Un soir qu'il racontait, devant 35 personnes, ses malheurs hétérocycliques - «P'us de blonde, p'us d'appart'« - sur la petite scène du Verre bouteille, la jeune cinéaste Sarah Fortin (Synthétiseur, Huguette Uguay, etc.) a été conquise par cette «bête». «Je connaissais ses chansons par mes parents, mais je n'avais pas saisi l'ampleur du personnage, raconte par ailleurs la jeune femme. Sur un coup de tête, je suis allée le voir et je lui ai dit: «Je veux faire un film sur vous.»» Il m'a dit: «Fais ça vite parce que je vais arrêter.»»

Stephen Faulkner allait avoir 51 ans; il en aura 57 à l'été. L'écriture et le financement ont pris du temps et le tournage, de Gaspé à Rouyn-Noranda, en a pris autant.

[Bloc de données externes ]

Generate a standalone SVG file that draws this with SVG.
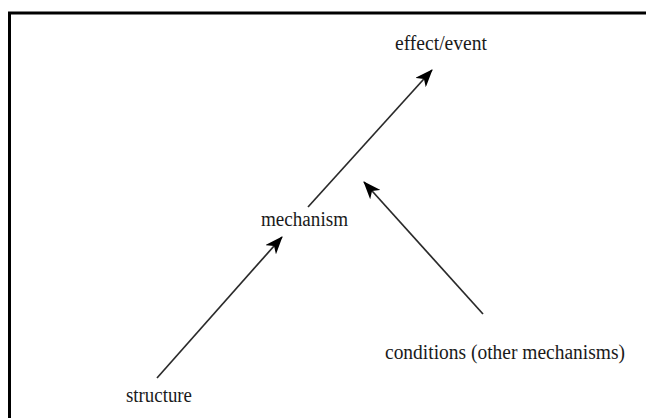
<svg xmlns="http://www.w3.org/2000/svg" width="646" height="418" viewBox="0 0 646 418">
<style>
.lbl{font-family:"Liberation Serif","Times New Roman",serif;font-size:20.5px;fill:#1a1a1a}
.con{stroke:#2a2a2a;stroke-width:1.7;fill:none}
</style>
<defs>
<marker id="ah" viewBox="0 0 18 14" refX="17" refY="7" markerWidth="18" markerHeight="14" markerUnits="userSpaceOnUse" orient="auto">
<path d="M0,0 L18,7 L0,14 L5,7 Z" fill="#000"/>
</marker>
</defs>
<rect width="646" height="418" fill="#fff"/>
<path d="M9.5 430 V13 H660" fill="none" stroke="#000" stroke-width="3"/>
<g id="connectors">
<line class="con" x1="308" y1="207" x2="432" y2="70" marker-end="url(#ah)"/>
<line class="con" x1="157" y1="378" x2="282" y2="237" marker-end="url(#ah)"/>
<line class="con" x1="483" y1="314" x2="364" y2="182" marker-end="url(#ah)"/>
</g>
<g id="effect"><text class="lbl" x="395" y="50" textLength="92" lengthAdjust="spacingAndGlyphs">effect/event</text></g>
<g id="mechanism"><text class="lbl" x="261" y="226" textLength="87" lengthAdjust="spacingAndGlyphs">mechanism</text></g>
<g id="conditions"><text class="lbl" x="385" y="359" textLength="240" lengthAdjust="spacingAndGlyphs">conditions (other mechanisms)</text></g>
<g id="structure"><text class="lbl" x="126" y="402" textLength="66" lengthAdjust="spacingAndGlyphs">structure</text></g>
</svg>
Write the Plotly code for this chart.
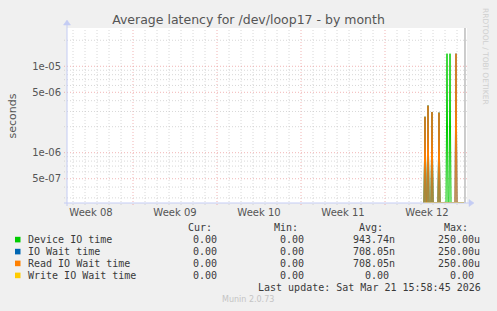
import plotly.graph_objects as go
import pandas as pd

# ---------------- data ----------------
TITLE = "Average latency for /dev/loop17 - by month"
Y_LABEL = "seconds"
X_START = "2026-02-16 12:00"
X_END = "2026-03-21 20:00"
LAST_UPDATE = "2026-03-21 15:58:45"
WEEK_STARTS = ["2026-02-15", "2026-02-22", "2026-03-01", "2026-03-08", "2026-03-15"]
WEEK_LABELS = ["Week 08", "Week 09", "Week 10", "Week 11", "Week 12"]
Y_TICK_VALS = [1e-5, 5e-6, 1e-6, 5e-7]
Y_TICK_TEXT = ["1e-05", "5e-06", "1e-06", "5e-07"]
Y_RANGE_LOG = [-6.582, -4.557]

SAMPLE_START = "2026-03-18 06:00"   # 2-hour averaged samples
SAMPLE_STEP = "2h"

device_io = [0, 2.6e-6, 0, 0, 3.5e-6, 0, 0, 0, 2.95e-6, 0, 0, 0, 0, 0, 0, 2.9e-6,
             0, 0, 0, 0, 0, 0, 0, 1.4e-5, 0, 0, 1.4e-5, 0, 0, 0, 0, 0,
             0, 0, 0, 0, 0, 0, 0, 0, 0]
io_wait = [0, 2.6e-6, 0, 0, 3.5e-6, 0, 0, 0, 2.95e-6, 0, 0, 0, 0, 0, 0, 2.9e-6,
           0, 0, 0, 0, 0, 0, 0, 0, 0, 0, 0, 0, 0, 0, 0, 0,
           1.4e-5, 0, 0, 0, 0, 0, 0, 0, 0]
read_io_wait = [0, 2.6e-6, 0, 0, 3.5e-6, 0, 0, 0, 2.95e-6, 0, 0, 0, 0, 0, 0, 2.9e-6,
                0, 0, 0, 0, 0, 0, 0, 0, 0, 0, 0, 0, 0, 0, 0, 0,
                1.4e-5, 0, 0, 0, 0, 0, 0, 0, 0]
write_io_wait = [0, 0, 0, 0, 0, 0, 0, 0, 0, 0, 0, 0, 0, 0, 0, 0,
                 0, 0, 0, 0, 0, 0, 0, 0, 0, 0, 0, 0, 0, 0, 0, 0,
                 0, 0, 0, 0, 0, 0, 0, 0, 0]

SERIES_NAMES = ["Device IO time", "IO Wait time", "Read IO Wait time", "Write IO Wait time"]
SERIES_COLORS = ["#00CC00", "#0066B3", "#FF8000", "#FFCC00"]
SERIES_DATA = [device_io, io_wait, read_io_wait, write_io_wait]

STAT_HEADERS = ["Cur:", "Min:", "Avg:", "Max:"]
STAT_CUR = [0.0, 0.0, 0.0, 0.0]
STAT_MIN = [0.0, 0.0, 0.0, 0.0]
STAT_AVG = [943.74e-9, 708.05e-9, 708.05e-9, 0.0]
STAT_MAX = [250e-6, 250e-6, 250e-6, 0.0]
LAST_UPDATE_TEXT = "Last update: Sat Mar 21 15:58:45 2026"
MUNIN_VERSION = "Munin 2.0.73"
WATERMARK = "RRDTOOL / TOBI OETIKER"

# ---------------- layout geometry (pixels) ----------------
W, H = 497, 311
PL, PR, PT, PB = 67, 467, 28, 203


def px(x):
    return (x - PL) / (PR - PL)


def py(y):
    return (PB - y) / (PB - PT)


def si_fmt(v):
    if v == 0:
        return "%.2f" % 0, False
    for f, s in [(1e-9, "n"), (1e-6, "u"), (1e-3, "m"), (1, "")]:
        if abs(v) < f * 1000:
            return "%.2f%s" % (v / f, s), s != ""
    return "%.2f" % v, False


floor = 10 ** Y_RANGE_LOG[0]
times = pd.date_range(SAMPLE_START, periods=len(device_io), freq=SAMPLE_STEP)

fig = go.Figure()
for name, col, vals in zip(SERIES_NAMES, SERIES_COLORS, SERIES_DATA):
    fig.add_trace(go.Scatter(
        x=times, y=[max(v, floor) for v in vals], mode="lines", name=name,
        line=dict(color=col, width=1), showlegend=False, hoverinfo="skip"))

shapes = []
GRID_MINOR = "rgba(200,200,200,0.7)"
GRID_MAJOR = "rgba(235,150,150,0.7)"
DASH = "1px,2px"

# vertical grid: daily minor, weekly major
x0 = pd.Timestamp(X_START)
x1 = pd.Timestamp(X_END)
week_ts = [pd.Timestamp(w) for w in WEEK_STARTS]
for d in pd.date_range(x0.ceil("D"), x1, freq="D"):
    major = d in week_ts
    shapes.append(dict(type="line", xref="x", yref="paper", x0=d, x1=d,
                       y0=py(PB + 2), y1=1, layer="below",
                       line=dict(color=GRID_MAJOR if major else GRID_MINOR, width=1, dash=DASH)))

# horizontal grid
for e in range(-8, -3):
    for k in range(1, 10):
        v = k * 10 ** e
        if not (10 ** Y_RANGE_LOG[0] < v < 10 ** Y_RANGE_LOG[1]):
            continue
        major = any(abs(v - t) / t < 1e-9 for t in Y_TICK_VALS)
        shapes.append(dict(type="line", xref="paper", yref="y", x0=px(PL - 3), x1=px(PR + 1),
                           y0=v, y1=v, layer="below",
                           line=dict(color=GRID_MAJOR if major else GRID_MINOR, width=1, dash=DASH)))

# last update marker
shapes.append(dict(type="line", xref="x", yref="paper", x0=LAST_UPDATE, x1=LAST_UPDATE,
                   y0=0, y1=1, line=dict(color="#9a9a9a", width=1)))

# axes lines + arrows
AX = "#c4ccf4"
shapes.append(dict(type="line", xref="paper", yref="paper", x0=px(PL), x1=px(PL),
                   y0=py(PB + 3), y1=py(PT - 4), line=dict(color=AX, width=1)))
shapes.append(dict(type="line", xref="paper", yref="paper", x0=px(PL - 3), x1=px(PR + 3),
                   y0=py(PB), y1=py(PB), line=dict(color=AX, width=1)))


def tri(pts):
    p = "M " + " L ".join("%f,%f" % (px(a), py(b)) for a, b in pts) + " Z"
    return dict(type="path", xref="paper", yref="paper", path=p,
                fillcolor=AX, line=dict(color=AX, width=0.5))


shapes.append(tri([(PL - 3.5, PT - 3), (PL + 3.5, PT - 3), (PL, PT - 8)]))
shapes.append(tri([(PR + 2, PB - 3.5), (PR + 2, PB + 3.5), (PR + 7, PB)]))

# legend squares
ROW_Y = [239.6, 251.6, 263.4, 275.4]
for col, ry in zip(SERIES_COLORS, ROW_Y):
    shapes.append(dict(type="rect", xref="paper", yref="paper",
                       x0=px(15), x1=px(20.5), y0=py(ry - 2.8), y1=py(ry + 2.8),
                       fillcolor=col, line=dict(width=0)))

ann = []
MONO = "DejaVu Sans Mono"
TXT = "#3a3a3a"


def A(text, x, y, xa="left", size=10, color=TXT, family=MONO, angle=0):
    ann.append(dict(text=text, x=px(x), y=py(y), xref="paper", yref="paper",
                    xanchor=xa, yanchor="middle", showarrow=False, textangle=angle,
                    font=dict(family=family, size=size, color=color)))


COL_END = [225.3, 311.7, 396.7, 482.3]
HDR_END = [213.5, 299.5, 384.5, 470.2]
CHAR_W = 6.02
for h, xe in zip(STAT_HEADERS, HDR_END):
    A(h, xe, 227.7, xa="right")
for i, (name, ry) in enumerate(zip(SERIES_NAMES, ROW_Y)):
    A(name, 25.5, ry)
    for xe, stat in zip(COL_END, [STAT_CUR, STAT_MIN, STAT_AVG, STAT_MAX]):
        t, unit = si_fmt(stat[i])
        A(t, xe if unit else xe - CHAR_W, ry, xa="right")
A(LAST_UPDATE_TEXT, 482.5, 287.7, xa="right")
A(MUNIN_VERSION, 248, 299.5, xa="center", size=8, color="#c4c4c4", family="DejaVu Sans")
A(WATERMARK, 486, 56, xa="center", size=7.5, color="#cfcfcf", family="DejaVu Sans", angle=90)
A(Y_LABEL, 12, 115.5, xa="center", size=11, color="#555555", family="DejaVu Sans", angle=-90)

fig.update_layout(
    width=W, height=H, margin=dict(l=PL, r=W - PR, t=PT, b=H - PB, pad=0),
    paper_bgcolor="#f0f0f0", plot_bgcolor="#ffffff",
    title=dict(text=TITLE, x=0.5, xref="container", xanchor="center",
               y=1 - 19.5 / H, yref="container", yanchor="middle",
               font=dict(family="DejaVu Sans", size=12.5, color="#555555")),
    shapes=shapes, annotations=ann, showlegend=False,
    xaxis=dict(type="date", range=[X_START, X_END], showgrid=False, zeroline=False,
               showline=False, ticks="",
               tickvals=[w + pd.Timedelta(hours=84) for w in week_ts], ticktext=WEEK_LABELS,
               tickfont=dict(family="DejaVu Sans", size=10, color="#555555"),
               ticklabelstandoff=2),
    yaxis=dict(type="log", range=Y_RANGE_LOG, showgrid=False, zeroline=False,
               showline=False, ticks="", tickvals=Y_TICK_VALS, ticktext=Y_TICK_TEXT,
               tickfont=dict(family="DejaVu Sans", size=10, color="#555555"),
               ticklabelstandoff=5),
)

fig.write_html("out.html")
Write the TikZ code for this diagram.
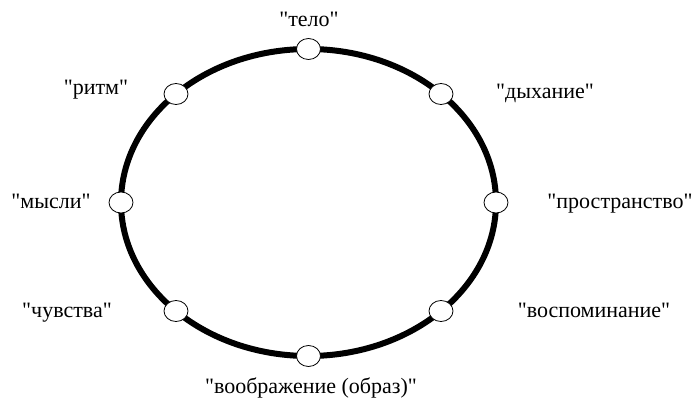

Le processus documentaire est affaire de patience, qualité d'autant plus importante si vous travaillez avec une personnalité comme Stephen Faulkner. «L'écouter pendant cinq ans, ça demande de l'énergie et de l'abnégation, confirme Sarah Fortin, mais c'est un homme tellement attachant.» Attachant et, en même temps, dur avec ceux qui s'intéressent à lui: «Il pousse parfois les gens à l'abandonner.»

Mais Sarah Fortin est faite solide, comme «Cass» l'a vu quand il lui a fait des «suggestions» de montage: «Il ne contrôlait pas la démarche et ça l'inquiétait.» Carl Prévost aussi est fait fort. Le leader du band country Mountain Daisies, à un certain moment, a proposé ses services à l'auteur de Si j'avais un char: le film commence avec leur rencontre. Toutefois, la demande pour Stephen Faulkner n'est pas forte, surtout avec orchestre - pedal steel guitar, guitare, basse, batterie: avec Cass à la guitare électrique, ça roule! Mais rien d'étonnant à ce qu'il n'y ait pas de (gros) contrat: le gars n'a pas fait de disque depuis sept ans et il a vendu «1250 copies» du dernier, fait avec La Tribu de Claude Larivée qu'il a quittée depuis.

Faudrait un nouveau disque pour ramener le nom de Stephen Faulkner à l'avant-scène. Le film montre l'auteur-compositeur - bien qu'il compose d'abord et écrive ensuite - avec ses feuilles raturées: ça ne sort pas. Les musiciens sont prêts à attendre leur cachet qui viendrait éventuellement, mais Carl Prévost trouve que le créateur n'est «pas motivé», parfois même «paresseux». Pas le docu classique, J'm'en va r'viendre...

En entrevue, l'interpelé n'essaye pas de se sauver: «J'ai toujours fait à ma tête de cochon et ça m'a nui à l'occasion.»

- Dans le film, tu dis «I don't give a shit!» Tu t'en fous vraiment? Tu veux arrêter?

- Non. J'ai dit ça un soir de déprime. Je suis content qu'il y ait des jeunes qui s'intéressent à moi et à ma musique. Je veux faire d'autres disques. C'est ça ma vie, qu'est-ce que tu veux que je te dise?

Le disque viendra, on est nombreux à le souhaiter; d'ailleurs le titre est déjà trouvé: Désintoxédo. Entre-temps, il y a ce film qui nous montre l'artiste total dans toute sa force et dans toute sa fragilité en même temps: sans compromis nulle part. L'homme aussi, chum d'un bord, père de deux enfants de l'autre, à qui il lèguera - rien qui presse - ses Félix: un pour William, un pour Alice.

Un film sur lui, oui, Stephen Faulkner, qui n'en voyait pas d'abord la raison, mais qui a plongé parce que, à un moment donné, «il faut se laisser aimer».